BEIJING (Reuters) - Activity in China's factory sector contracted in January for the first time in more than two years, an official survey showed, a far worse result than expected that will add to worries about the country's choppy economic outlook this year.
The official Purchasing Managers' Index (PMI) fell to 49.8 in January from December's 50.1, the National Bureau of Statistics said on Sunday, a whisker below the 50-point level that separates growth from contraction on a monthly basis.
Analysts polled by Reuters had forecast a reading of 50.2.
January's 49.8 reading matches that of September 2012. The lowest reading on record was 49.2, in August 2012.

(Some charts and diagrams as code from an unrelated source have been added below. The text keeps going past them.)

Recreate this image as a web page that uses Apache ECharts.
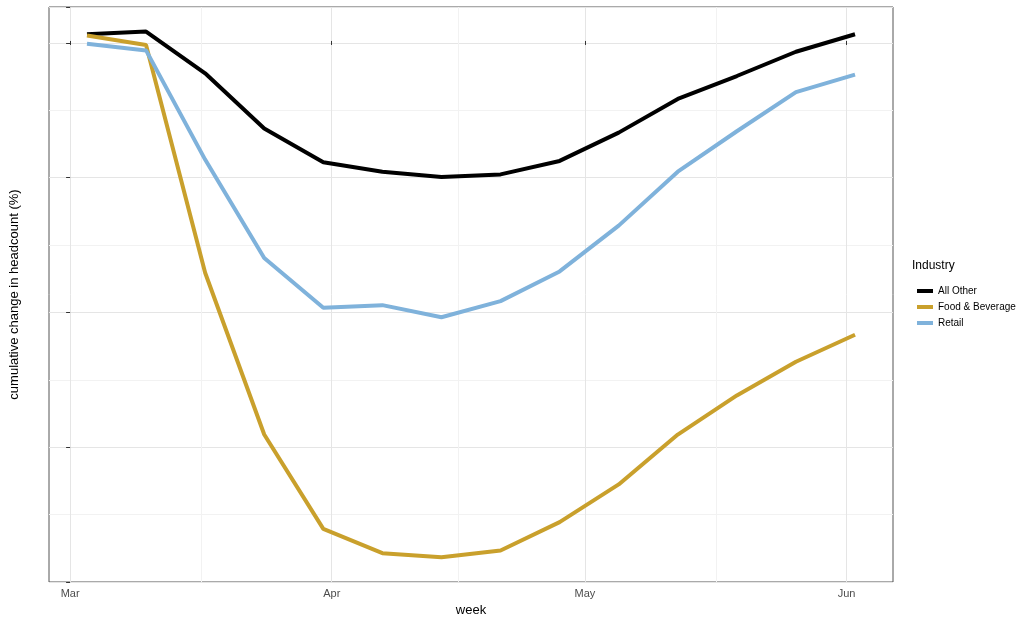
<!DOCTYPE html>
<html><head><meta charset="utf-8">
<script src="https://cdn.jsdelivr.net/npm/echarts@6/dist/echarts.min.js"></script>
<style>html,body{margin:0;padding:0;background:#fff}#c{width:1024px;height:622px}</style>
</head><body><div id="c"></div>
<script>
// x values: days since 2020-03-01 (weekly, Mar 3 .. Jun 2)
const weekDays = [2,9,16,23,30,37,44,51,58,65,72,79,86,93];
const allOther = [0.25,0.35,-1.2,-3.25,-4.5,-4.85,-5.05,-4.95,-4.45,-3.4,-2.15,-1.3,-0.4,0.25];
const foodBev = [0.2,-0.15,-8.6,-14.6,-18.1,-19.0,-19.15,-18.9,-17.85,-16.45,-14.6,-13.15,-11.9,-10.9];
const retail = [-0.1,-0.35,-4.4,-8.05,-9.9,-9.8,-10.25,-9.65,-8.55,-6.85,-4.85,-3.35,-1.9,-1.25];
const monthTicks = [0,31,61,92];
const monthNames = ['Mar','Apr','May','Jun'];
const minorX = [15.5,46,76.5];
const pairs = arr => weekDays.map((d,i)=>[d,arr[i]]);
const chart = echarts.init(document.getElementById('c'));
const txt = {color:'#4d4d4d',fontSize:11,fontFamily:'Liberation Sans, Arial'};
const gridLines = monthTicks.map(v=>({xAxis:v,lineStyle:{color:'#e5e5e5'}})).concat(minorX.map(v=>({xAxis:v,lineStyle:{color:'#f2f2f2'}})));
chart.setOption({
  animation:false,
  grid:{left:42,right:131,top:7,bottom:37,show:true,borderColor:'#555',borderWidth:1,backgroundColor:'#fff'},
  xAxis:{type:'value',min:-2.5,max:97.5,name:'week',nameLocation:'middle',nameGap:22,
    nameTextStyle:{color:'#000',fontSize:13,fontFamily:'Liberation Sans, Arial'},
    axisLine:{show:false},
    axisTick:{show:true,customValues:monthTicks,length:4,lineStyle:{color:'#333'}},
    axisLabel:Object.assign({customValues:monthTicks,formatter:v=>monthNames[monthTicks.indexOf(v)]||'',margin:6},txt),
    splitLine:{show:false}},
  yAxis:{type:'value',min:-20.07,max:1.26,interval:5,name:'cumulative change in headcount (%)',nameLocation:'middle',nameGap:28,
    nameTextStyle:{color:'#000',fontSize:13,fontFamily:'Liberation Sans, Arial'},
    axisLine:{show:false},axisTick:{show:true,length:4,lineStyle:{color:'#333'}},
    axisLabel:Object.assign({margin:6,formatter:v=>{const r=Math.round(v);return Math.abs(v-r)<0.01?String(r).replace('-','\u2212'):'';}},txt),
    splitLine:{show:true,lineStyle:{color:'#e5e5e5'}},
    minorTick:{show:false,splitNumber:2},minorSplitLine:{show:true,lineStyle:{color:'#f2f2f2'}}},
  legend:{orient:'vertical',left:912,top:281,itemWidth:16,itemHeight:4,itemGap:6,icon:'rect',
    textStyle:{color:'#000',fontSize:10,fontFamily:'Liberation Sans, Arial'},
    data:['All Other','Food & Beverage','Retail']},
  graphic:[{type:'text',left:912,top:260,style:{text:'Industry',fill:'#000',fontSize:12,fontFamily:'Liberation Sans, Arial'}}],
  series:[
    {name:'All Other',type:'line',data:pairs(allOther),showSymbol:false,lineStyle:{width:4,color:'#000'},itemStyle:{color:'#000'},z:3,
      markLine:{silent:true,symbol:'none',label:{show:false},lineStyle:{type:'solid',width:1},z:0,data:gridLines}},
    {name:'Food & Beverage',type:'line',data:pairs(foodBev),showSymbol:false,lineStyle:{width:4,color:'#c9a02c'},itemStyle:{color:'#c9a02c'},z:3},
    {name:'Retail',type:'line',data:pairs(retail),showSymbol:false,lineStyle:{width:4,color:'#7fb2db'},itemStyle:{color:'#7fb2db'},z:3}
  ]
});
</script></body></html>
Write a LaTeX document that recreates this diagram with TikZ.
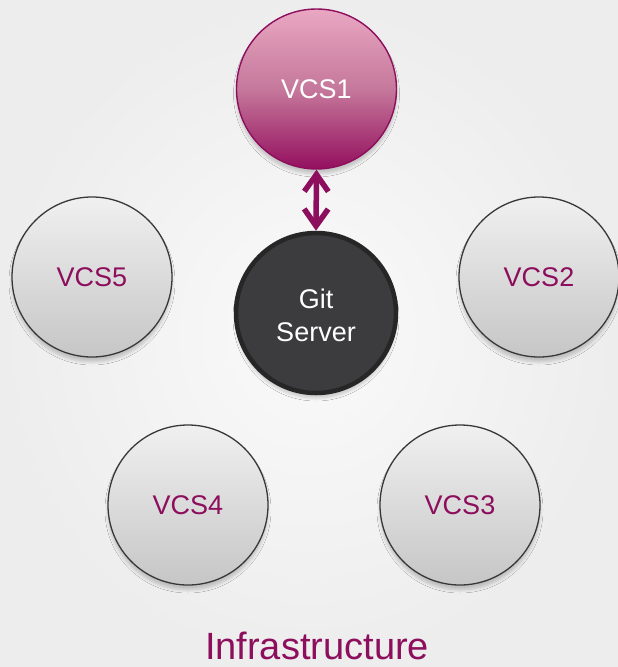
\documentclass[tikz,border=0pt]{standalone}
\usepackage{fontspec}
\setmainfont{Liberation Sans}
\usetikzlibrary{shapes.geometric,arrows.meta,shadows.blur}

\definecolor{plum}{HTML}{8C0E5C}
\definecolor{plumlight}{HTML}{E9A7C2}
\definecolor{plummid}{HTML}{C5789B}
\definecolor{plumdark}{HTML}{940F5E}
\definecolor{servfill}{HTML}{3C3C3E}
\definecolor{servline}{HTML}{262627}
\definecolor{nodetop}{HTML}{F0F0F0}
\definecolor{nodebot}{HTML}{C6C6C6}
\definecolor{nodeline}{HTML}{383838}
\definecolor{bginner}{HTML}{FAFAFA}
\definecolor{bgouter}{HTML}{EDEDED}

\tikzset{
  softshadow/.style={blur shadow={shadow xshift=0pt, shadow yshift=-5pt,
      shadow blur steps=6, shadow blur radius=3pt, shadow opacity=20}},
  vcs/.style={circle, minimum size=160pt, inner sep=0pt, line width=1.3pt,
      draw=nodeline, top color=nodetop, bottom color=nodebot, softshadow},
  vcsactive/.style={circle, minimum size=160pt, inner sep=0pt, line width=1.4pt,
      draw=plum, top color=plumlight, bottom color=plumdark, middle color=plummid,
      softshadow},
  server/.style={circle, minimum size=160pt, inner sep=0pt, line width=4.5pt,
      draw=servline, fill=servfill, softshadow},
  vcslabel/.style={text=plum, font=\fontsize{27}{33}\selectfont},
  whitelabel/.style={text=white, font=\fontsize{27}{33}\selectfont, align=center},
  link/.style={draw=plum, line width=5.5pt,
      {Straight Barb[length=17pt, width=24pt]}-{Straight Barb[length=17pt, width=24pt]}},
  caption/.style={text=plum, font=\fontsize{38}{44}\selectfont, anchor=base}
}

\begin{document}
\begin{tikzpicture}[x=1pt, y=-1pt]
  % backdrop
  \shade[inner color=bginner, outer color=bgouter] (0,0) rectangle (618,667);
  \useasboundingbox (0,0) rectangle (618,667);

  % repositories around the server
  \node[vcsactive] (vcs1) at (316.5,89) {};
  \node[whitelabel] (vcs1txt) at (vcs1) {VCS1};
  \node[vcs] (vcs2) at (539,277) {};
  \node[vcslabel] (vcs2txt) at (vcs2) {VCS2};
  \node[vcs] (vcs3) at (460,505) {};
  \node[vcslabel] (vcs3txt) at (vcs3) {VCS3};
  \node[vcs] (vcs4) at (188,505) {};
  \node[vcslabel] (vcs4txt) at (vcs4) {VCS4};
  \node[vcs] (vcs5) at (92,277) {};
  \node[vcslabel] (vcs5txt) at (vcs5) {VCS5};

  % central server
  \node[server] (git) at (316,313) {};
  \node[whitelabel] (gittxt) at (316,315) {Git\\Server};

  % synchronisation link
  \draw[link] (vcs1.south) -- (git.north);

  % caption
  \node[caption] (infra) at (317,659) {Infrastructure};
\end{tikzpicture}
\end{document}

A housing slump, erratic growth in exports and a state-led slowdown in investment to help restructure China's economy has hurt China's economy in the past year, when growth sunk to a 24-year low of 7.4 per cent.
"Most of the (sub)-indices in the PMI showed a downward trend, indicating that current economic growth is still in a downtrend," said Zhang Liqun, an economist at the Development Research Centre, a state think-tank.
The survey showed growth in output and new orders both cooled last month, while new export orders and employment shrank outright.
New export orders fell to 48.4, from 49.1 in December, while employment slipped from 48.1 the previous month to 47.9, a low not seen in at least a year.
A separate services PMI also released by the government on Sunday also added to the gloom by showing growth in the sector cooled to a one year low in January.
The official non-manufacturing fell to 53.7 from December's 54.1, the lowest level since January 2014.
Economists polled by Reuters expect the economic growth to slow further this year to around 7 percent, even with additional stimulus measures that included a surprise interest rate cut in November.